Questo è il tabellino della partita più romantica letteralmente mai giocata:
Roma: Della Longa, Placidi, Moretti, Anastasi, Giacobbi, Petruzzi, Muzzi, Statuto, Cicchetti, Luciani, Aiello, Ballarini, Berretta, Pagnotta. All. Barbanti. Smit Trastevere: Massaro, Ceramici, Taddei, Dattilo, Faiella (TOTTI), Roscioli, Altomare, Lalli, D’Amico (Danzi), Corelli, Cacciofeste (Squadroni). All. Ceramici
Marcatori: 21’ e 27’ st Anstasti, 33’ Placidi, 39’ Cicchetti.

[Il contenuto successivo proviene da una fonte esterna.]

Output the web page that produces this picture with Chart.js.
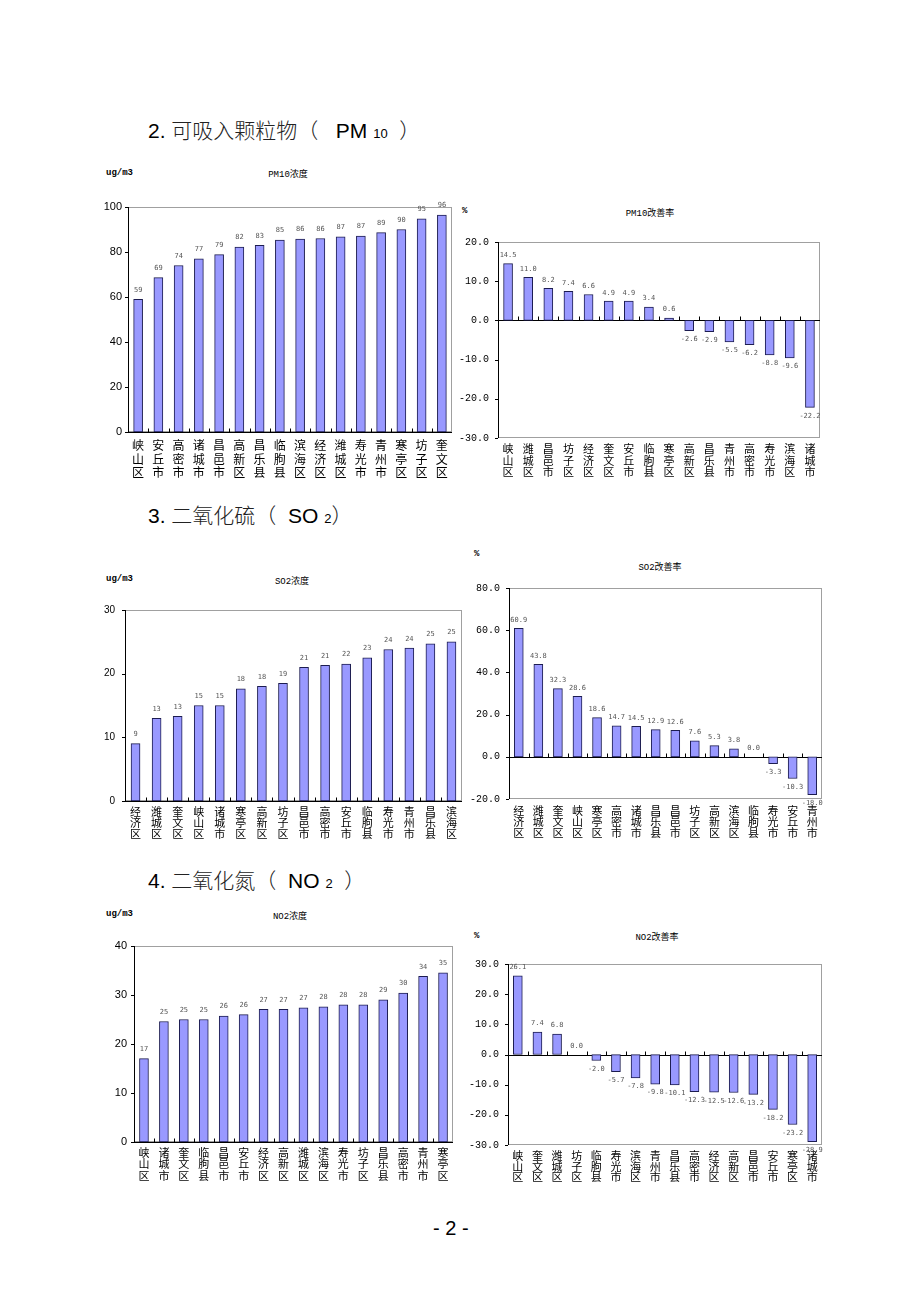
<!DOCTYPE html>
<html><head><meta charset="utf-8">
<script src="https://cdn.jsdelivr.net/npm/chart.js@4/dist/chart.umd.min.js"></script>
<style>
body{margin:0;background:#fff;width:920px;height:1303px;position:relative;overflow:hidden;font-family:"Liberation Sans",Arial,sans-serif;}
.h{position:absolute;font-size:21px;line-height:24px;color:#000;white-space:pre;font-family:"Liberation Sans","Noto Sans CJK SC",sans-serif;}
.h .cn{font-family:"Noto Sans CJK SC",sans-serif;font-weight:300;color:#222;}
.h .sm{font-size:13px;}
.t{position:absolute;transform:translate(-50%,-50%);font-size:9px;color:#000;white-space:nowrap;font-family:"Liberation Mono","Noto Sans CJK SC",monospace;}
.u{position:absolute;transform:translate(0,-50%);font-size:9px;color:#000;white-space:nowrap;font-family:"Liberation Mono",monospace;font-weight:bold;}
.cv{position:absolute;}
</style>
</head><body>
<div class="h" style="left:148px;top:117px">2. <span class="cn">可吸入颗粒物（</span>   PM <span class="sm">10</span>  <span class="cn">）</span></div>
<div class="h" style="left:148px;top:502px">3. <span class="cn">二氧化硫（</span>  SO <span class="sm">2</span><span class="cn">）</span></div>
<div class="h" style="left:148px;top:867px">4. <span class="cn">二氧化氮（</span>  NO <span class="sm">2</span>  <span class="cn">）</span></div>
<div class="h" style="left:433px;top:1216px;font-size:20px">- 2 -</div>

<div class="u" style="left:106px;top:173px">ug/m3</div><div class="t" style="left:288px;top:173px">PM10浓度</div>
<div class="u" style="left:462px;top:211px">%</div><div class="t" style="left:650px;top:212px">PM10改善率</div>
<div class="u" style="left:106px;top:579px">ug/m3</div><div class="t" style="left:292px;top:580px">SO2浓度</div>
<div class="u" style="left:474px;top:554px">%</div><div class="t" style="left:660px;top:566px">SO2改善率</div>
<div class="u" style="left:106px;top:914px">ug/m3</div><div class="t" style="left:290px;top:915px">NO2浓度</div>
<div class="u" style="left:474px;top:936px">%</div><div class="t" style="left:657px;top:936px">NO2改善率</div>

<script>
// ---- data ----
const pm10Cats = ['峡山区','安丘市','高密市','诸城市','昌邑市','高新区','昌乐县','临朐县','滨海区','经济区','潍城区','寿光市','青州市','寒亭区','坊子区','奎文区'];
const pm10Vals = [59.0,68.6,74.0,77.0,78.8,82.2,83.0,85.3,85.7,86.0,86.7,87.1,88.6,90.0,94.7,96.4];
const pm10Ticks = [0,20,40,60,80,100];

const pm10RateCats = ['峡山区','潍城区','昌邑市','坊子区','经济区','奎文区','安丘市','临朐县','寒亭区','高新区','昌乐县','青州市','高密市','寿光市','滨海区','诸城市'];
const pm10RateVals = [14.5,11.0,8.2,7.4,6.6,4.9,4.9,3.4,0.6,-2.6,-2.9,-5.5,-6.2,-8.8,-9.6,-22.2];
const pm10RateTicks = [-30,-20,-10,0,10,20];

const so2Cats = ['经济区','潍城区','奎文区','峡山区','诸城市','寒亭区','高新区','坊子区','昌邑市','高密市','安丘市','临朐县','寿光市','青州市','昌乐县','滨海区'];
const so2Vals = [9.0,13.0,13.3,15.0,15.0,17.6,18.0,18.5,21.0,21.3,21.5,22.5,23.8,24.0,24.7,25.0];
const so2Ticks = [0,10,20,30];

const so2RateCats = ['经济区','潍城区','奎文区','峡山区','寒亭区','高密市','诸城市','昌乐县','昌邑市','坊子区','高新区','滨海区','临朐县','寿光市','安丘市','青州市'];
const so2RateVals = [60.9,43.8,32.3,28.6,18.6,14.7,14.5,12.9,12.6,7.6,5.3,3.8,0.0,-3.3,-10.3,-18.0];
const so2RateTicks = [-20,0,20,40,60,80];

const no2Cats = ['峡山区','诸城市','奎文区','临朐县','昌邑市','安丘市','经济区','高新区','潍城区','滨海区','寿光市','坊子区','昌乐县','高密市','青州市','寒亭区'];
const no2Vals = [17.0,24.6,25.0,25.0,25.7,26.0,27.1,27.1,27.4,27.6,28.0,28.0,29.0,30.4,33.8,34.5];
const no2Ticks = [0,10,20,30,40];

const no2RateCats = ['峡山区','奎文区','潍城区','坊子区','临朐县','寿光市','滨海区','青州市','昌乐县','高密市','经济区','高新区','昌邑市','安丘市','寒亭区','诸城市'];
const no2RateVals = [26.1,7.4,6.8,0.0,-2.0,-5.7,-7.8,-9.8,-10.1,-12.3,-12.5,-12.6,-13.2,-18.2,-23.2,-28.9];
const no2RateTicks = [-30,-20,-10,0,10,20,30];

// ---- plugins ----
const framePlugin = {
  id:'frame',
  beforeDatasetsDraw(chart){
    const {ctx, chartArea:a, scales:{x,y}} = chart;
    ctx.save();
    ctx.lineWidth = 1;
    ctx.strokeStyle = '#a0a0a0';
    ctx.strokeRect(Math.round(a.left)+0.5, Math.round(a.top)+0.5, Math.round(a.right-a.left)-1, Math.round(a.bottom-a.top)-1);
    ctx.strokeStyle = '#000';
    ctx.beginPath();
    const lx = Math.round(a.left)+0.5;
    ctx.moveTo(lx, a.top); ctx.lineTo(lx, a.bottom);
    const y0 = Math.round(y.getPixelForValue(0))+0.5;
    ctx.moveTo(a.left, y0); ctx.lineTo(a.right, y0);
    const n = chart.data.labels.length;
    for(let i=1;i<n;i++){
      const xp = Math.round((x.getPixelForValue(i-1)+x.getPixelForValue(i))/2)+0.5;
      ctx.moveTo(xp, y0); ctx.lineTo(xp, y0-4);
    }
    y.ticks.forEach(t=>{
      const yp = Math.round(y.getPixelForValue(t.value))+0.5;
      ctx.moveTo(a.left-3, yp); ctx.lineTo(a.left, yp);
    });
    ctx.stroke();
    ctx.restore();
  }
};
const labelPlugin = {
  id:'vlabels',
  afterDatasetsDraw(chart, args, opts){
    const {ctx} = chart;
    const meta = chart.getDatasetMeta(0);
    const data = chart.data.datasets[0].data;
    ctx.save();
    ctx.font = '7px "DejaVu Sans Mono", monospace';
    ctx.fillStyle = '#555';
    ctx.textAlign = 'center';
    meta.data.forEach((bar,i)=>{
      const v = data[i];
      const t = opts.dec ? v.toFixed(opts.dec) : String(Math.round(v));
      if(v >= 0){ ctx.textBaseline='bottom'; ctx.fillText(t, bar.x, bar.y - opts.off); }
      else { ctx.textBaseline='top'; ctx.fillText(t, bar.x, bar.y + opts.off); }
    });
    ctx.restore();
  }
};

function makeChart(c){
  const yw = c.yw, tp = 14, rp = 6, xh = 50;
  const left = c.L - yw, top = c.T - tp;
  const W = c.R + rp - left, H = c.B + xh - top;
  const cv = document.createElement('canvas');
  cv.className = 'cv';
  cv.width = W; cv.height = H;
  cv.style.left = left+'px'; cv.style.top = top+'px';
  cv.style.width = W+'px'; cv.style.height = H+'px';
  document.body.appendChild(cv);
  const ticks = c.ticks;
  new Chart(cv, {
    type:'bar',
    data:{ labels: c.cats.map(s=>s.split('')), datasets:[{ data:c.vals, backgroundColor:'#9999FF', borderColor:'#1c1c50', borderWidth:1, borderSkipped:false, barThickness:9 }] },
    options:{
      responsive:false, devicePixelRatio:1, animation:false,
      layout:{ padding:{ top:tp, right:rp, left:0, bottom:0 } },
      plugins:{ legend:{display:false}, tooltip:{enabled:false}, vlabels:{ dec:c.dec, off:c.off } },
      scales:{
        x:{
          grid:{display:false, drawTicks:false}, border:{display:false},
          ticks:{ autoSkip:false, maxRotation:0, minRotation:0, padding:c.xp, color:'#000',
            font:{ family:'"Noto Sans CJK SC", sans-serif', size:c.xf, lineHeight:c.xlh } },
          afterFit(s){ s.height = xh; }
        },
        y:{
          min: ticks[0], max: ticks[ticks.length-1],
          grid:{display:false, drawTicks:false}, border:{display:false},
          afterBuildTicks(s){ s.ticks = ticks.map(v=>({value:v})); },
          ticks:{ padding:c.yp, color:'#000', font:{ family:c.yfam, size:c.yf },
            callback:(v)=> c.dec ? Number(v).toFixed(1) : String(v) },
          afterFit(s){ s.width = yw; }
        }
      }
    },
    plugins:[framePlugin, labelPlugin]
  });
}

const sans = '"Liberation Sans", Arial, sans-serif';
const mono = '"Liberation Mono", monospace';
makeChart({cats:pm10Cats, vals:pm10Vals, ticks:pm10Ticks, L:128, T:207, R:452, B:432, yw:40, yp:6, yf:11, yfam:sans, xf:12, xlh:1.11, xp:7, dec:0, off:6});
makeChart({cats:pm10RateCats, vals:pm10RateVals, ticks:pm10RateTicks, L:498, T:241, R:820, B:438, yw:45, yp:9, yf:10, yfam:mono, xf:11, xlh:1.03, xp:5.5, dec:1, off:5});
makeChart({cats:so2Cats, vals:so2Vals, ticks:so2Ticks, L:125, T:608, R:462, B:801, yw:36, yp:10, yf:10, yfam:sans, xf:11, xlh:0.98, xp:5.5, dec:0, off:6});
makeChart({cats:so2RateCats, vals:so2RateVals, ticks:so2RateTicks, L:509, T:587, R:822, B:799, yw:45, yp:9, yf:10, yfam:mono, xf:11, xlh:0.96, xp:7, dec:1, off:5});
makeChart({cats:no2Cats, vals:no2Vals, ticks:no2Ticks, L:134, T:946, R:453, B:1142, yw:40, yp:7, yf:11, yfam:sans, xf:11, xlh:1.06, xp:4.5, dec:0, off:6});
makeChart({cats:no2RateCats, vals:no2RateVals, ticks:no2RateTicks, L:508, T:963, R:822, B:1145, yw:45, yp:9, yf:10, yfam:mono, xf:11, xlh:0.96, xp:5.5, dec:1, off:5});
</script>
</body></html>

Francesco Totti da ragazzino non ha voluto giocare contro la Roma. Non c’è nessun no a qualsiasi Real Madrid che tenga, non c’è no a qualsiasi cifra offerta al confronto. Un no del genere tiene insieme tutti gli altri no del mondo, li annulla, diventa un sì. C’è chi dice no, ma qualcuno che dica sì in questo modo non c’è più. Francesco Totti da ragazzino non ha voluto giocare contro la Roma, e così è come averlo fatto prima di andarci a giocare, come quella partita all’esordio prima dell’esordio, il suo essere pre-destinato. D’altronde è così che l’hanno preso. L’essenziale è invisibile agli occhi. «Non giocai, mi misi a palleggiare con mio cugino Angelo. Mi hanno preso là senza giocare». Francesco Totti non gioca contro la Roma. Francesco Totti non gioca con la Roma. Francesco Totti è della Roma.